I wouldn't go as far as to say that Ethan Hawke was "born" to play Chet Baker (no pun intended to the title), but this is the kind of performance that tends to be talked about for years to come.
There's no front put up between him and the audience, and despite the vocal change to be a little more hoarse or whispery or however it was that Baker was naturally from his Oklahoma-cum-cigarette-strewn roots, it feels as if Hawke has slipped into Baker's shoes from the outset and that he just IS him. And though it's mostly set in the time period where Baker bottomed out the hardest - getting his teeth knocked out by a dealer while shooting a movie featuring himself as his own character in the 'Chet Baker Story - with those scenes from the movie in the movie (whether they were filmed or just imagined by Baker from the script written for him) Hawke gets to play multiple time periods and not in a typical bio-pic format.

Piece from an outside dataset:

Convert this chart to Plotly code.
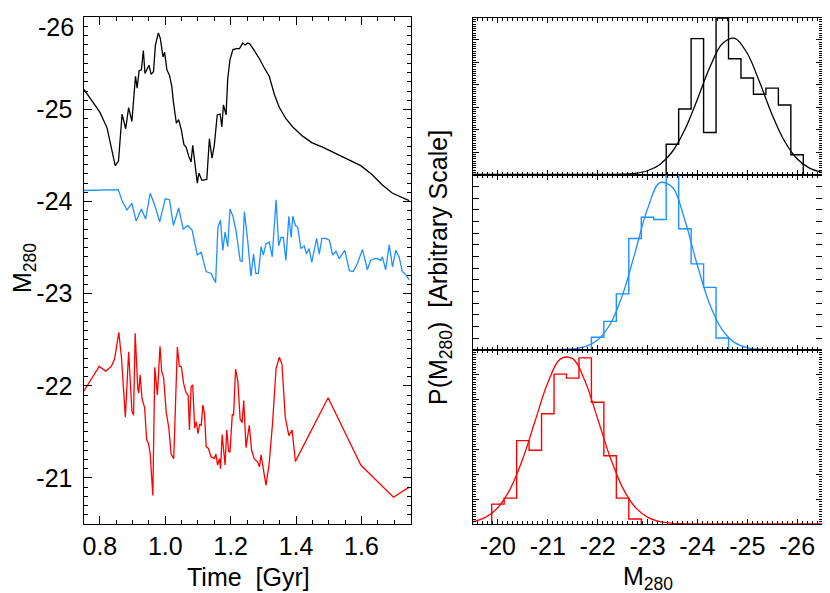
import plotly.graph_objects as go

# left panel: magnitude vs time for the three runs
time_black = [0.747, 0.770, 0.800, 0.822, 0.847, 0.857, 0.868, 0.879, 0.888, 0.898,
              0.909, 0.914, 0.920, 0.927, 0.933, 0.938, 0.950, 0.957, 0.964, 0.970,
              0.979, 0.985, 0.993, 0.998, 1.005, 1.013, 1.020, 1.025, 1.034, 1.041,
              1.049, 1.057, 1.064, 1.072, 1.079, 1.084, 1.092, 1.098, 1.103, 1.112,
              1.127, 1.135, 1.143, 1.150, 1.159, 1.168, 1.173, 1.178, 1.186, 1.191,
              1.198, 1.207, 1.219, 1.227, 1.237, 1.244, 1.252, 1.259, 1.272, 1.288,
              1.303, 1.318, 1.334, 1.349, 1.369, 1.390, 1.420, 1.448, 1.481, 1.522,
              1.562, 1.598, 1.633, 1.664, 1.695, 1.746]
mag_black = [-25.24, -25.12, -24.97, -24.80, -24.39, -24.44, -24.95, -24.79, -25.02, -24.87,
             -25.36, -25.23, -25.42, -25.43, -25.64, -25.39, -25.48, -25.38, -25.41, -25.70,
             -25.83, -25.77, -25.57, -25.62, -25.43, -25.37, -25.25, -25.08, -24.85, -24.89,
             -24.78, -24.62, -24.59, -24.49, -24.43, -24.61, -24.36, -24.20, -24.31, -24.23,
             -24.24, -24.68, -24.47, -24.61, -24.94, -24.95, -24.81, -25.05, -24.94, -25.33,
             -25.54, -25.65, -25.66, -25.66, -25.72, -25.70, -25.72, -25.71, -25.64, -25.55,
             -25.45, -25.36, -25.16, -25.02, -24.90, -24.81, -24.71, -24.64, -24.59, -24.52,
             -24.45, -24.39, -24.29, -24.18, -24.09, -24.01]

time_blue = [0.747, 0.856, 0.869, 0.883, 0.898, 0.911, 0.927, 0.940, 0.954, 0.967,
             0.983, 1.000, 1.013, 1.025, 1.041, 1.055, 1.069, 1.082, 1.098, 1.110,
             1.125, 1.140, 1.154, 1.161, 1.169, 1.176, 1.183, 1.191, 1.198, 1.207,
             1.217, 1.229, 1.235, 1.242, 1.252, 1.262, 1.270, 1.277, 1.285, 1.293,
             1.300, 1.308, 1.318, 1.327, 1.339, 1.347, 1.354, 1.361, 1.369, 1.378,
             1.385, 1.390, 1.398, 1.405, 1.415, 1.425, 1.432, 1.440, 1.448, 1.456,
             1.463, 1.471, 1.479, 1.491, 1.502, 1.512, 1.522, 1.532, 1.549, 1.563,
             1.575, 1.588, 1.603, 1.618, 1.628, 1.639, 1.649, 1.659, 1.664, 1.674,
             1.685, 1.695, 1.705, 1.715, 1.725, 1.735, 1.746]
mag_blue = [-24.12, -24.13, -24.00, -23.91, -23.98, -23.79, -23.92, -23.81, -24.09, -23.97,
            -23.78, -24.03, -24.02, -23.74, -23.93, -23.70, -23.74, -23.69, -23.42, -23.45,
            -23.24, -23.22, -23.12, -23.72, -23.80, -23.47, -23.67, -23.51, -23.92, -23.84,
            -23.67, -23.36, -23.35, -23.89, -23.58, -23.19, -23.43, -23.22, -23.22, -23.51,
            -23.42, -23.54, -23.56, -23.40, -24.02, -23.52, -23.61, -23.61, -23.36, -23.84,
            -23.61, -23.84, -23.74, -23.72, -23.49, -23.52, -23.43, -23.49, -23.34, -23.50,
            -23.60, -23.43, -23.60, -23.60, -23.58, -23.42, -23.46, -23.38, -23.47, -23.25,
            -23.24, -23.33, -23.48, -23.26, -23.36, -23.38, -23.38, -23.36, -23.40, -23.26,
            -23.53, -23.29, -23.47, -23.40, -23.24, -23.21, -23.15]

time_red = [0.747, 0.798, 0.818, 0.835, 0.845, 0.858, 0.866, 0.878, 0.888, 0.898,
            0.903, 0.908, 0.916, 0.919, 0.923, 0.929, 0.937, 0.943, 0.949, 0.954,
            0.962, 0.968, 0.976, 0.984, 0.989, 0.995, 1.003, 1.011, 1.018, 1.026,
            1.037, 1.043, 1.049, 1.056, 1.064, 1.070, 1.074, 1.079, 1.084, 1.090,
            1.095, 1.100, 1.105, 1.110, 1.115, 1.120, 1.125, 1.132, 1.140, 1.150,
            1.155, 1.160, 1.166, 1.169, 1.174, 1.183, 1.188, 1.194, 1.198, 1.205,
            1.209, 1.215, 1.222, 1.229, 1.235, 1.240, 1.247, 1.257, 1.264, 1.272,
            1.283, 1.288, 1.293, 1.300, 1.308, 1.318, 1.328, 1.339, 1.349, 1.357,
            1.367, 1.378, 1.388, 1.398, 1.498, 1.598, 1.698, 1.746]
mag_red = [-21.92, -22.21, -22.16, -22.21, -22.29, -22.58, -22.31, -21.66, -22.37, -21.73,
           -21.68, -22.57, -21.97, -21.92, -22.12, -21.86, -21.76, -21.42, -21.37, -21.26,
           -20.81, -22.20, -21.90, -22.43, -22.16, -22.09, -21.71, -21.54, -21.26, -21.21,
           -22.42, -22.21, -22.21, -22.03, -21.92, -21.90, -21.52, -21.99, -22.01, -21.54,
           -21.61, -21.48, -21.58, -21.57, -21.79, -21.70, -21.34, -21.32, -21.23, -21.21,
           -21.26, -21.14, -21.21, -21.10, -21.47, -21.14, -21.52, -21.29, -21.28, -21.69,
           -21.68, -22.18, -22.05, -21.64, -21.60, -21.84, -21.33, -21.57, -21.30, -21.21,
           -21.17, -21.12, -21.25, -21.07, -20.92, -21.16, -21.59, -22.19, -22.31, -22.23,
           -21.66, -21.46, -21.52, -21.18, -21.87, -21.14, -20.79, -20.90]

# right panels: histograms (bin centres, arbitrary heights) and gaussian fits
bins_black = [-23.5, -23.75, -24.0, -24.25, -24.5, -24.75, -25.0, -25.25, -25.5, -25.75, -26.0]
hist_black = [1.35, 2.92, 6.06, 1.87, 6.97, 5.16, 4.30, 3.58, 3.85, 3.10, 0.88]

bins_blue = [-22.0, -22.25, -22.5, -22.75, -23.0, -23.25, -23.5, -23.75, -24.0, -24.25, -24.5]
hist_blue = [0.50, 1.13, 2.23, 4.44, 5.29, 5.20, 7.35, 4.83, 3.43, 2.49, 0.47]

bins_red = [-20.0, -20.25, -20.5, -20.75, -21.0, -21.25, -21.5, -21.75, -22.0, -22.25, -22.5, -22.75]
hist_red = [0.80, 1.04, 3.35, 2.96, 4.43, 6.02, 5.86, 6.67, 4.89, 2.74, 1.04, 0.20]

fit_mag = [-19.5, -19.75, -20.0, -20.25, -20.5, -20.75, -21.0, -21.25, -21.5, -21.75,
           -22.0, -22.25, -22.5, -22.75, -23.0, -23.25, -23.5, -23.75, -24.0, -24.25,
           -24.5, -24.75, -25.0, -25.25, -25.5, -25.75, -26.0, -26.25, -26.5]
fit_black = [0.0, 0.0, 0.0, 0.0, 0.0, 0.0, 0.0, 0.0, 0.0, 0.0,
             0.001, 0.003, 0.015, 0.053, 0.167, 0.448, 1.025, 2.005, 3.349, 4.780,
             5.829, 6.072, 5.405, 4.109, 2.669, 1.481, 0.702, 0.284, 0.098]
fit_blue = [0.0, 0.0, 0.0, 0.0, 0.0, 0.0, 0.0, 0.006, 0.031, 0.120,
            0.386, 1.017, 2.195, 3.881, 5.622, 6.673, 6.490, 5.171, 3.375, 1.806,
            0.791, 0.284, 0.084, 0.020, 0.004, 0.0, 0.0, 0.0, 0.0]
fit_red = [0.090, 0.264, 0.661, 1.422, 2.627, 4.164, 5.668, 6.622, 6.642, 5.720,
           4.229, 2.683, 1.462, 0.684, 0.275, 0.095, 0.028, 0.007, 0.0, 0.0,
           0.0, 0.0, 0.0, 0.0, 0.0, 0.0, 0.0, 0.0, 0.0]

BLACK = "#000000"
BLUE = "#1E90FF"
RED = "#FF0000"
FONT = "Liberation Sans, Arial, Helvetica, sans-serif"
W, H = 830, 593
OFF = 8  # the page body margin shifts the figure by this much


def step_xy(centers, heights, width=0.25):
    xs = [centers[0] + width / 2, centers[0] + width / 2] + [c - width / 2 for c in centers]
    ys = [0] + list(heights) + [0]
    return xs, ys


def px_x(p):
    return (p - OFF) / W


def px_y(p):
    return 1 - (p - OFF) / H


fig = go.Figure()

# time series
for t, m, col in [(time_black, mag_black, BLACK), (time_blue, mag_blue, BLUE), (time_red, mag_red, RED)]:
    fig.add_trace(go.Scatter(x=t, y=m, mode="lines", line=dict(color=col, width=1.3),
                             xaxis="x", yaxis="y", showlegend=False, hoverinfo="skip"))

# histograms + fits
panels = [
    ("x2", "y2", bins_black, hist_black, fit_black, BLACK),
    ("x3", "y3", bins_blue, hist_blue, fit_blue, BLUE),
    ("x4", "y4", bins_red, hist_red, fit_red, RED),
]
for xa, ya, bins, hist, fit, col in panels:
    hx, hy = step_xy(bins, hist)
    fig.add_trace(go.Scatter(x=hx, y=hy, mode="lines", line=dict(color=col, width=1.4, shape="hv"),
                             xaxis=xa, yaxis=ya, showlegend=False, hoverinfo="skip"))
    fig.add_trace(go.Scatter(x=fit_mag, y=fit, mode="lines",
                             line=dict(color=col, width=1.3, shape="spline", smoothing=1.0),
                             xaxis=xa, yaxis=ya, showlegend=False, hoverinfo="skip"))

axis_common = dict(showline=True, linecolor="black", linewidth=1, mirror="ticks",
                   ticks="inside", tickcolor="black", showgrid=False, zeroline=False,
                   ticklabeloverflow="allow",
                   tickfont=dict(family=FONT, size=25, color="black"))

left_dom_x = [px_x(83.5), px_x(410.5)]
right_dom_x = [px_x(473), px_x(822)]

fig.update_layout(
    width=W, height=H,
    margin=dict(l=0, r=0, t=0, b=0, autoexpand=False),
    paper_bgcolor="white", plot_bgcolor="white",
    font=dict(family=FONT, size=25, color="black"),
    xaxis=dict(axis_common, domain=left_dom_x, anchor="y", range=[0.75, 1.75],
               tickvals=[0.8, 1.0, 1.2, 1.4, 1.6], ticktext=["0.8", "1.0", "1.2", "1.4", "1.6"],
               ticklen=8, ticklabelstandoff=0,
               minor=dict(dtick=0.05, ticklen=4, ticks="inside", tickcolor="black")),
    yaxis=dict(axis_common, domain=[px_y(524), px_y(17.3)], anchor="x", range=[-20.5, -26],
               tickvals=[-25, -24, -23, -22, -21],
               ticktext=["-25", "-24", "-23", "-22", "-21"],
               ticklen=8, ticklabelstandoff=5,
               minor=dict(dtick=0.1, ticklen=4, ticks="inside", tickcolor="black")),
    xaxis2=dict(axis_common, domain=right_dom_x, anchor="y2", range=[-19.5, -26.5],
                showticklabels=False, ticklen=5, dtick=1,
                minor=dict(dtick=0.1, ticklen=3, ticks="inside", tickcolor="black")),
    yaxis2=dict(axis_common, domain=[px_y(174.5), px_y(17.5)], anchor="x2", range=[0, 7],
                showticklabels=False, dtick=1, ticklen=6,
                minor=dict(dtick=0.1, ticklen=3, ticks="inside", tickcolor="black")),
    xaxis3=dict(axis_common, domain=right_dom_x, anchor="y3", range=[-19.5, -26.5],
                showticklabels=False, ticklen=5, dtick=1,
                minor=dict(dtick=0.1, ticklen=3, ticks="inside", tickcolor="black")),
    yaxis3=dict(axis_common, domain=[px_y(349.7), px_y(174.5)], anchor="x3", range=[0, 7],
                showticklabels=False, dtick=0.466, ticklen=6),
    xaxis4=dict(axis_common, domain=right_dom_x, anchor="y4", range=[-19.5, -26.5],
                tickvals=[-20, -21, -22, -23, -24, -25, -26],
                ticktext=["-20", "-21", "-22", "-23", "-24", "-25", "-26"],
                ticklen=5, ticklabelstandoff=0,
                minor=dict(dtick=0.1, ticklen=3, ticks="inside", tickcolor="black")),
    yaxis4=dict(axis_common, domain=[px_y(524), px_y(349.7)], anchor="x4", range=[0, 7],
                showticklabels=False, dtick=1, ticklen=6,
                minor=dict(dtick=0.1, ticklen=3, ticks="inside", tickcolor="black")),
)

title_font = dict(family=FONT, size=25, color="black")
# top tick label of the left axis sits just inside the frame, as in the original
fig.add_annotation(text="-26", x=px_x(76), y=px_y(27), xref="paper", yref="paper",
                   showarrow=False, font=title_font, xanchor="right", yanchor="middle")
fig.add_annotation(text="M<sub>280</sub>", x=px_x(24), y=px_y(268), xref="paper", yref="paper",
                   textangle=-90, showarrow=False, font=title_font, xanchor="center", yanchor="middle")
fig.add_annotation(text="Time \u00a0[Gyr]", x=px_x(248), y=px_y(577), xref="paper", yref="paper",
                   showarrow=False, font=title_font, xanchor="center", yanchor="middle")
fig.add_annotation(text="P(M<sub>280</sub>) \u00a0[Arbitrary Scale]", x=px_x(440), y=px_y(268),
                   xref="paper", yref="paper", textangle=-90, showarrow=False, font=title_font,
                   xanchor="center", yanchor="middle")
fig.add_annotation(text="M<sub>280</sub>", x=px_x(648), y=px_y(578), xref="paper", yref="paper",
                   showarrow=False, font=title_font, xanchor="center", yanchor="middle")

fig.write_html("out.html")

As an actor he gets to have such a complex, vulnerable person to slip into, and at first I wasn't sure how he would do. I think Hawke's a terrific actor, though a lot of the time it seems as if it's just Hawke as... Ethan Hawke on screen, with some exceptions (like Gattaca), and even in the 'Before' films it seems just like it's this cool guy getting in front of the camera. It seems like a lot to keep harping on the lead performance like it means everything but in this case it kind of does - there's no Giamatti or Elizabeth Banks like in last year's Love & Mercy, and also the filmmaker behind this, Robert Budreau, is not making filming it quite like the standard bio-pic: long takes where the actor (also co-star Carmen Ejogo for most of it) has to keep our attention while playing a famous musician who was not someone with a presence off-stage that was immediately compelling.

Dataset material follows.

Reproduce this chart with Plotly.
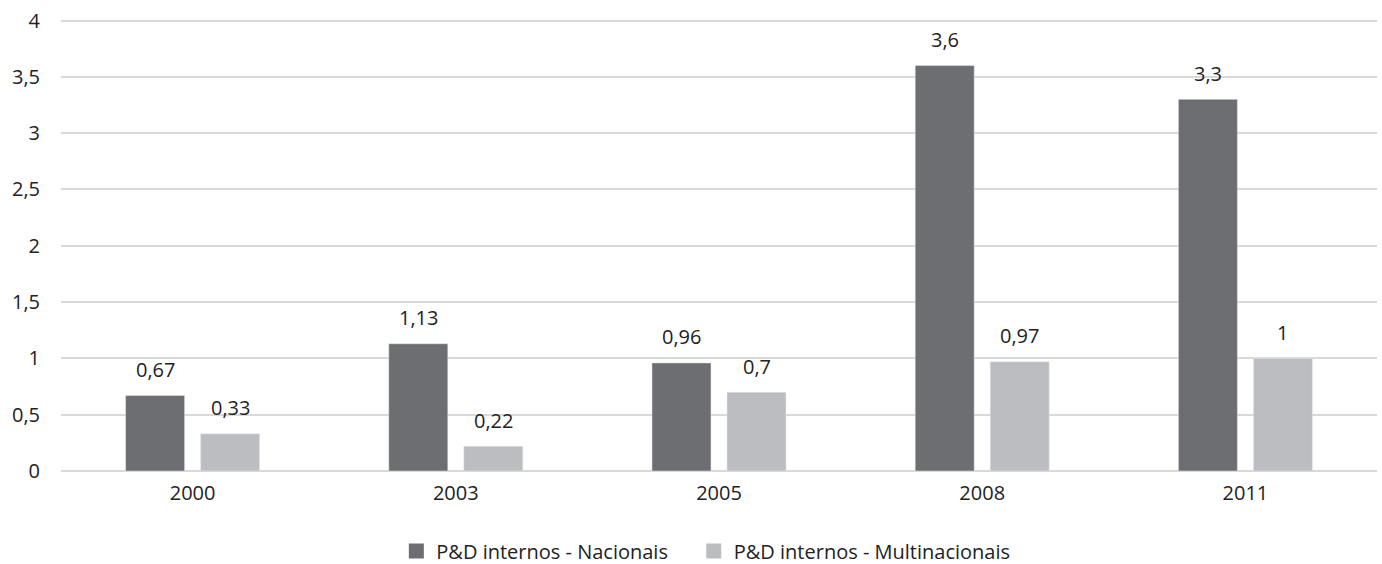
import plotly.graph_objects as go

years = ["2000", "2003", "2005", "2008", "2011"]
nacionais = [0.67, 1.13, 0.96, 3.6, 3.3]
multinacionais = [0.33, 0.22, 0.7, 0.97, 1.0]
series_names = ["P&D internos - Nacionais", "P&D internos - Multinacionais"]
y_ticks = [0, 0.5, 1, 1.5, 2, 2.5, 3, 3.5, 4]

def fmt(v):
    s = ("%g" % v)
    return s.replace(".", ",")

dark = "#6d6e71"
light = "#bcbdc0"
FS = 20

fig = go.Figure()
fig.add_trace(go.Bar(x=years, y=nacionais, name=series_names[0], marker_color=dark,
                     showlegend=False))
fig.add_trace(go.Bar(x=years, y=multinacionais, name=series_names[1], marker_color=light,
                     showlegend=False))
# legend entries with larger square swatches (first one padded for spacing)
legend_labels = [series_names[0] + "\u00a0" * 4, series_names[1]]
for name, col in ((legend_labels[0], dark), (legend_labels[1], light)):
    fig.add_trace(go.Scatter(x=[None], y=[None], mode="markers", name=name,
                             marker=dict(symbol="square", size=15, color=col)))

annotations = []
for vals, shift in ((nacionais, -37.5), (multinacionais, 37.5)):
    for i, v in enumerate(vals):
        annotations.append(dict(x=i, y=v, xref="x", yref="y", text=fmt(v),
                                showarrow=False, xshift=shift, yshift=26,
                                yanchor="middle",
                                font=dict(size=FS, color="#222222")))

fig.update_layout(
    width=1382, height=564,
    margin=dict(l=61, r=5, t=16, b=93, autoexpand=False),
    paper_bgcolor="white", plot_bgcolor="white",
    barmode="group", bargap=0.43, bargroupgap=0.213,
    separators=", ",
    font=dict(family="Open Sans, sans-serif", size=FS, color="#222222"),
    xaxis=dict(type="category", range=[-0.5, 4.5], showgrid=False, showline=False,
               ticks="", tickfont=dict(size=FS), ticklabelstandoff=8, automargin=False),
    yaxis=dict(range=[0, 4.04], tickvals=y_ticks, showgrid=True, gridcolor="#d9d9d9",
               gridwidth=2, zeroline=True, zerolinecolor="#d9d9d9", zerolinewidth=2,
               ticks="", ticklabelstandoff=20, tickfont=dict(size=FS), automargin=False),
    legend=dict(orientation="h", x=0.49, xanchor="center", y=-0.176, yanchor="middle",
                font=dict(size=FS), traceorder="normal", itemsizing="trace"),
    annotations=annotations,
    showlegend=True,
)

fig.write_html("out.html", post_script="document.body.style.margin='0';",
               config={"displayModeBar": False})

There's a lot to dig in to here thematically, whether it's drugs or race (Baker being the 'white boy' among the black giants like Miles Davis and Dizzy Gillespie, the former doesn't take too kindly to Baker in the 50's prime by the way), but while watching the movie you don't need to think about that. It's simply about this man who has his own way of going about things, is gentle in his way, and yet there's an intensity, bordering on a rage, that makes him compelling. Is it about addiction as much as the Eastwood Charlie Parker movie (Bird)? Yes and no - yes in that it's always there, as it is for all addicts, and when a scene like after he plays a show at the local bar (where he's trying to rebuild his trumpet playing skills) and a 'fan' slips him some dope (to which he responds "I thought you were a nice girl"), it seems hard not to sort of feel sorry for Baker that he's in a world where it's almost expected, in a way, for the Jazz heroes to be stone-cold junkies.

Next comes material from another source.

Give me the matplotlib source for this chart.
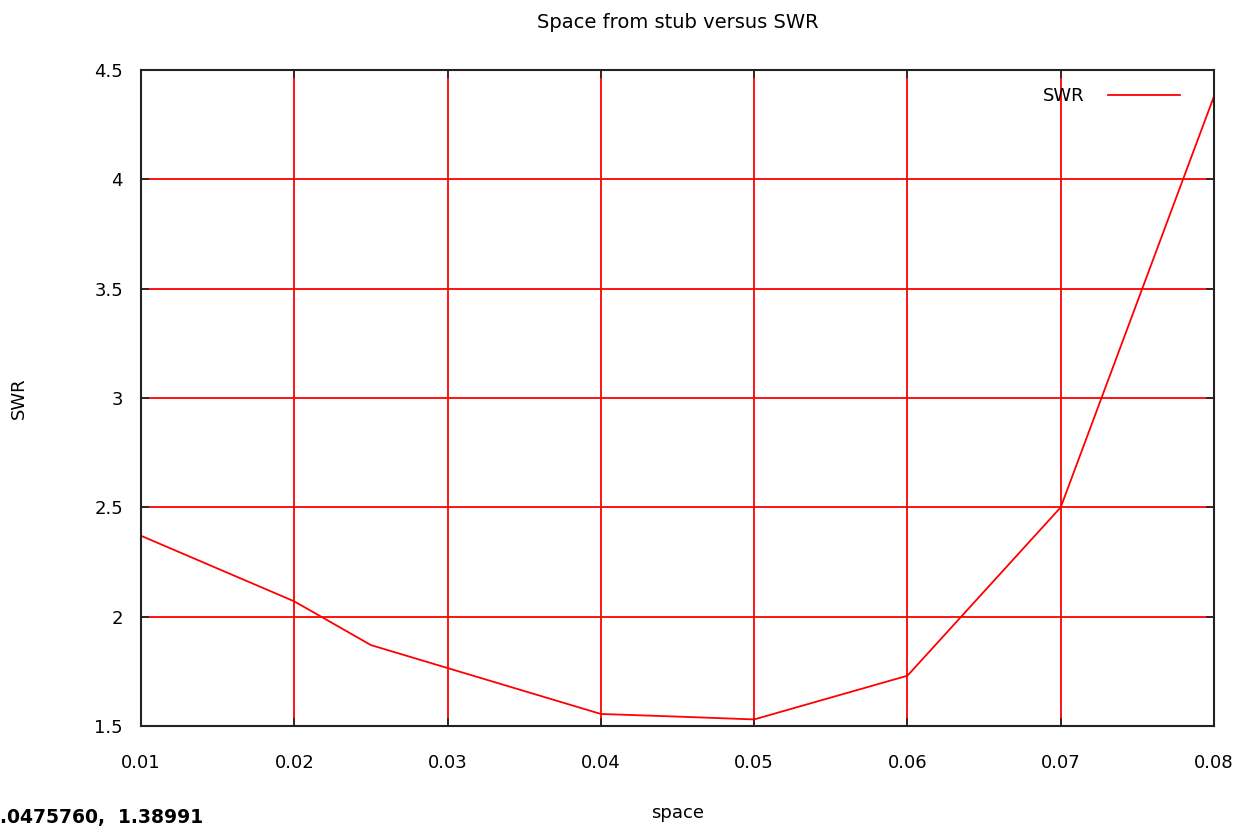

But no in that it's primarily a love story, which is where the chemistry between Hawke and Ejogo is especially crucial and, in this case, kind of strange and awesome in the approach. Many times you simply see a famous musician or actor or whoever in a movie meet a girl and fall in love and they have the ups and downs (Ray and Walk the Line are little else if not that), but here the twist is that Baker meets his love interest as she is playing his *former* lover in the movie-that-didn't-finish in the 1950's. It's a meta touch, but it's not to the point where the director takes us out of the film to any annoying degree; it's cleverly done in the opening 10/15 minutes where we think, the audience trained on clichés of biopics, that we're seeing a black-and-white flashback of this jazz-man's story of playing in Birdland and doing such things as the "first time" on heroin with some local girl.
The trick is that Baker is always Baker, whether it's in the 'real life' of the movie or the movie within the movie, it's all a movie, after all! It helps that the music is wonderful, and that's not something that is incidental; I have no idea if Hawke is playing the trumpet (he likely isn't, a handful of actors play their own stuff, let alone well, in these movies), but he does have to sing, and it's remarkable work on songs that require a thin line to walk on. Baker wasn't that phenomenal a singer except in the aspect of ripping-off-skin-to-see-the-insides honesty. It hurts to see Baker sing, and to see Hawke sing as him, and all the more that they're tender love songs. It doesn't necessarily come right away either, as the first passion for this man was the trumpet. Whether he comes to it by himself is something the movie leaves out (though I could surmise it was organic), but the point is that by the time the last third comes we've seen this man live a real life, which is all that Miles Davis asked for anyway.
A sincere, heart-breaking and simultaneously uplifting movie that is just a drama about a man working his art (among the giants always in his mind or in front of him), and a true-life story second. That it involves one of the coolest of his form is a bonus, and with an actor delivering a career-highlight work as well.